Okay here's my situation:
On a server I have a screen session (which was initiated using screen -S python-script
) running a python script inside of it.
I make changes to this project by pushing to a git repo. When I want to have the changes reflected on the project, I ssh into the server, screen -x python-script
and then Ctrl-c to send keyboard interrupt, then git pull origin master
and then ./run_script.py
I want to do something clever and make my project able to update and restart itself.

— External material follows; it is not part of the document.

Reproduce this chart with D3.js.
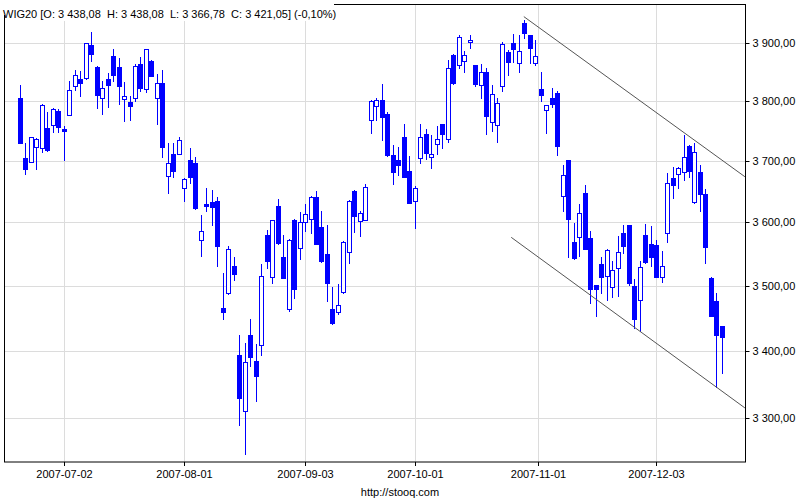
<!DOCTYPE html>
<html><head><meta charset="utf-8">
<script src="https://cdn.jsdelivr.net/npm/d3@7"></script>
<style>body{margin:0;background:#fff}svg{display:block}</style>
</head><body><svg id="c" width="800" height="500"></svg>
<script>
const dates = [
"2007-06-20","2007-06-21","2007-06-22","2007-06-25","2007-06-26","2007-06-27","2007-06-28","2007-06-29",
"2007-07-02","2007-07-03","2007-07-04","2007-07-05","2007-07-06","2007-07-09","2007-07-10","2007-07-11","2007-07-12","2007-07-13",
"2007-07-16","2007-07-17","2007-07-18","2007-07-19","2007-07-20","2007-07-23","2007-07-24","2007-07-25","2007-07-26","2007-07-27","2007-07-30","2007-07-31",
"2007-08-01","2007-08-02","2007-08-03","2007-08-06","2007-08-07","2007-08-08","2007-08-09","2007-08-10","2007-08-13","2007-08-14","2007-08-16","2007-08-17",
"2007-08-20","2007-08-21","2007-08-22","2007-08-23","2007-08-24","2007-08-27","2007-08-28","2007-08-29","2007-08-30","2007-08-31",
"2007-09-03","2007-09-04","2007-09-05","2007-09-06","2007-09-07","2007-09-10","2007-09-11","2007-09-12","2007-09-13","2007-09-14",
"2007-09-17","2007-09-18","2007-09-19","2007-09-20","2007-09-21","2007-09-24","2007-09-25","2007-09-26","2007-09-27","2007-09-28",
"2007-10-01","2007-10-02","2007-10-03","2007-10-04","2007-10-05","2007-10-08","2007-10-09","2007-10-10","2007-10-11","2007-10-12",
"2007-10-15","2007-10-16","2007-10-17","2007-10-18","2007-10-19","2007-10-22","2007-10-23","2007-10-24","2007-10-25","2007-10-26","2007-10-29","2007-10-30","2007-10-31",
"2007-11-02","2007-11-05","2007-11-06","2007-11-07","2007-11-08","2007-11-09","2007-11-12","2007-11-13","2007-11-14","2007-11-15","2007-11-16",
"2007-11-19","2007-11-20","2007-11-21","2007-11-22","2007-11-23","2007-11-26","2007-11-27","2007-11-28","2007-11-29","2007-11-30",
"2007-12-03","2007-12-04","2007-12-05","2007-12-06","2007-12-07","2007-12-10","2007-12-11","2007-12-12","2007-12-13","2007-12-14","2007-12-17","2007-12-18","2007-12-19"];

const open = [3806,3705,3700,3724,3723,3756,3760,3785,3754,3778,3826,3838,3840,3897,3860,3806,3838,3878,3859,3805,3800,3806,3864,3822,3870,3806,3832,3677,3713,3713,
3656,3703,3697,3573,3631,3634,3636,3466,3489,3532,3394,3310,3425,3385,3409,3581,3514,3628,3545,3465,3605,3560,
3602,3606,3642,3594,3551,3464,3460,3491,3554,3652,3603,3605,3770,3793,3803,3780,3710,3702,3740,3684,
3635,3705,3745,3707,3729,3762,3738,3880,3862,3869,3902,3863,3829,3851,3766,3760,3827,3885,3901,3867,3935,3915,3866,
3821,3786,3806,3815,3643,3702,3570,3577,3649,3576,3502,3535,3516,3499,3528,3584,3596,3500,3478,3581,3566,
3565,3515,3584,3673,3679,3683,3725,3634,3682,3647,3512,3477,3438.08];
const high = [3829,3731,3741,3739,3796,3782,3789,3788,3759,3835,3854,3852,3901,3920,3861,3836,3849,3890,3875,3833,3810,3864,3877,3891,3871,3847,3854,3731,3731,3740,
3673,3723,3707,3613,3656,3654,3642,3520,3563,3546,3425,3412,3449,3411,3534,3589,3605,3639,3580,3574,3607,3617,
3630,3643,3652,3620,3597,3499,3503,3571,3637,3654,3620,3663,3803,3806,3830,3783,3727,3724,3763,3709,
3660,3763,3754,3744,3759,3763,3871,3881,3915,3887,3915,3863,3864,3857,3828,3806,3902,3889,3916,3914,3941,3915,3906,
3850,3795,3824,3819,3694,3703,3600,3630,3662,3587,3502,3545,3558,3540,3579,3597,3597,3511,3539,3598,3595,
3573,3556,3681,3691,3691,3744,3727,3731,3694,3655,3515,3489,3438.08];
const low = [3730,3679,3699,3688,3715,3718,3749,3749,3702,3777,3820,3809,3838,3870,3789,3779,3791,3835,3796,3768,3770,3802,3818,3816,3843,3763,3708,3648,3674,3713,
3636,3664,3622,3547,3619,3596,3531,3449,3488,3510,3290,3248,3378,3325,3394,3528,3505,3567,3512,3462,3482,3543,
3587,3584,3566,3538,3477,3442,3457,3490,3536,3586,3579,3604,3748,3770,3736,3709,3663,3678,3674,3632,
3592,3698,3704,3689,3712,3723,3732,3831,3857,3851,3892,3827,3807,3746,3750,3732,3819,3845,3868,3851,3909,3866,3863,
3802,3747,3791,3710,3619,3546,3543,3547,3558,3474,3453,3489,3478,3483,3485,3552,3501,3436,3430,3537,3531,
3514,3507,3570,3640,3656,3669,3674,3632,3619,3536,3454,3346,3366.78];
const close = [3730,3687,3740,3738,3795,3719,3788,3757,3750,3820,3845,3832,3900,3881,3812,3823,3828,3846,3827,3810,3792,3861,3823,3890,3844,3832,3724,3697,3685,3735,
3671,3675,3624,3587,3627,3626,3564,3460,3558,3519,3329,3383,3391,3362,3516,3539,3604,3568,3513,3573,3496,3602,
3614,3642,3567,3539,3505,3443,3471,3570,3636,3612,3616,3658,3801,3803,3774,3710,3683,3695,3675,3633,
3656,3741,3714,3713,3738,3745,3857,3832,3911,3880,3906,3831,3851,3776,3813,3798,3899,3868,3890,3887,3918,3892,3878,
3812,3795,3796,3726,3678,3606,3544,3616,3559,3496,3495,3514,3557,3526,3554,3563,3505,3449,3530,3538,3546,
3515,3532,3664,3661,3689,3708,3685,3715,3647,3562,3454,3424.5,3421.05];

const yTicks = [3300, 3400, 3500, 3600, 3700, 3800, 3900];
const xTickLabels = ["2007-07-02","2007-08-01","2007-09-03","2007-10-01","2007-11-01","2007-12-03"];
const upperChannel = [[91.8, 3947], [132.1, 3675]];
const lowerChannel = [[89.5, 3577], [132.1, 3315]];
const titleText = "WIG20 [O: 3 438,08  H: 3 438,08  L: 3 366,78  C: 3 421,05] (-0,10%)";
const footerText = "http://stooq.com";

const L = 5, R = 745, T = 4.5, B = 462;
const BLUE = "#0000ff";
const FONT = "'Liberation Sans', Arial, sans-serif";

const svg = d3.select("#c");
const x = d3.scaleLinear().domain([-2.79, 132.12]).range([L, R]);
const y = d3.scaleLog().domain([3236, 3967.5]).range([B, 5]);

const tickPos = xTickLabels.map(lbl => {
  const k = dates.indexOf(lbl);
  if (k >= 0) return k;
  const j = dates.findIndex(d => d > lbl);
  return j - 0.5;
});

const crisp = v => Math.floor(v) + 0.5;

// gridlines
const grid = svg.append("g").attr("stroke", "#dcdcdc").attr("stroke-width", 1);
grid.selectAll("line.h").data(yTicks).join("line")
  .attr("x1", L).attr("x2", R)
  .attr("y1", d => crisp(y(d))).attr("y2", d => crisp(y(d)));
grid.selectAll("line.v").data(tickPos).join("line")
  .attr("y1", T).attr("y2", B)
  .attr("x1", d => crisp(x(d))).attr("x2", d => crisp(x(d)));

// candles
const idx = d3.range(dates.length);
const cg = svg.append("g");
cg.selectAll("line.w").data(idx).join("line")
  .attr("stroke", BLUE).attr("stroke-width", 1)
  .attr("x1", i => crisp(x(i))).attr("x2", i => crisp(x(i)))
  .attr("y1", i => Math.round(y(high[i]))).attr("y2", i => Math.round(y(low[i])) + 1);
cg.selectAll("rect.b").data(idx).join("rect")
  .attr("stroke", BLUE).attr("stroke-width", 1)
  .attr("fill", i => close[i] < open[i] ? BLUE : "#ffffff")
  .attr("x", i => Math.floor(x(i)) - 2 + 0.5)
  .attr("width", 4)
  .attr("y", i => Math.round(y(Math.max(open[i], close[i]))) + 0.5)
  .attr("height", i => Math.max(1, Math.round(y(Math.min(open[i], close[i]))) - Math.round(y(Math.max(open[i], close[i])))));

// channel lines
const ln = d3.line().x(d => x(d[0])).y(d => y(d[1]));
svg.append("g").selectAll("path").data([upperChannel, lowerChannel]).join("path")
  .attr("d", ln).attr("fill", "none").attr("stroke", "#555").attr("stroke-width", 1);

// clip anything past frame on the right
svg.append("rect").attr("x", R + 0.5).attr("y", 0).attr("width", 800 - R).attr("height", 500).attr("fill", "#fff");

// frame
svg.append("rect").attr("x", 4.5).attr("y", T).attr("width", R - 4).attr("height", B - T)
  .attr("fill", "none").attr("stroke", "#000").attr("stroke-width", 1);

// axes
const fmt = d3.formatLocale({decimal: ",", thousands: " ", grouping: [3], currency: ["", ""]}).format(",.2f");
const ya = svg.append("g").attr("transform", `translate(${R + 0.5},0)`)
  .call(d3.axisRight(y).tickValues(yTicks).tickSize(4).tickPadding(3).tickFormat(fmt).offset(0));
ya.select(".domain").remove();
ya.selectAll(".tick").attr("transform", d => `translate(0,${crisp(y(d))})`);
ya.selectAll("line").attr("stroke", "#000");
ya.selectAll("text").attr("fill", "#000").attr("font-family", FONT).attr("font-size", 11);

const xa = svg.append("g").attr("transform", `translate(0,${B})`)
  .call(d3.axisBottom(x).tickValues(tickPos).tickSize(4).tickPadding(4).offset(0)
    .tickFormat((d, i) => xTickLabels[i]));
xa.select(".domain").remove();
xa.selectAll(".tick").attr("transform", d => `translate(${crisp(x(d))},0)`);
xa.selectAll("line").attr("stroke", "#000");
xa.selectAll("text").attr("fill", "#000").attr("font-family", FONT).attr("font-size", 11);

// title
svg.append("rect").attr("x", 0).attr("y", 0).attr("width", 334).attr("height", 21).attr("fill", "#fff");
svg.append("line").attr("x1", 4.5).attr("x2", 4.5).attr("y1", 15).attr("y2", 21).attr("stroke", "#000");
svg.append("text").attr("x", 3).attr("y", 18).attr("font-family", FONT).attr("font-size", 11)
  .style("white-space", "pre").attr("fill", "#000").text(titleText);

svg.append("text").attr("x", 400).attr("y", 496).attr("text-anchor", "middle")
  .attr("font-family", FONT).attr("font-size", 11).attr("fill", "#000").text(footerText);
</script></body></html>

Another small python server would live on this remote server and listen for a request from my project, this python server would then use subprocess
to run a bash script which would update and restart my project.
It's a bit convoluted I know, and I'd really like some suggestions if there's a better way to do what I'm wanting.
Right now if I could formulate a bash script to do what I'm looking for, then I know this would work (probably..).
1) Use nohup instead of screen, redirect stdout to a rotative log if you're interested in the outputs. Store the PID somewhere.
2) Set a 'deployment' branch on your repo.
3) Set a cronjob on the server to pull 'deployment' branch each x minutes.
4) Use a githook to trigger an start/stop each time there's a new commit on your 'deployment' branch. Use the stored pid to kill it.
EDIT:
If you need to kill via Ctrl + C, just send SIGINT with kill then wait for the pid to die.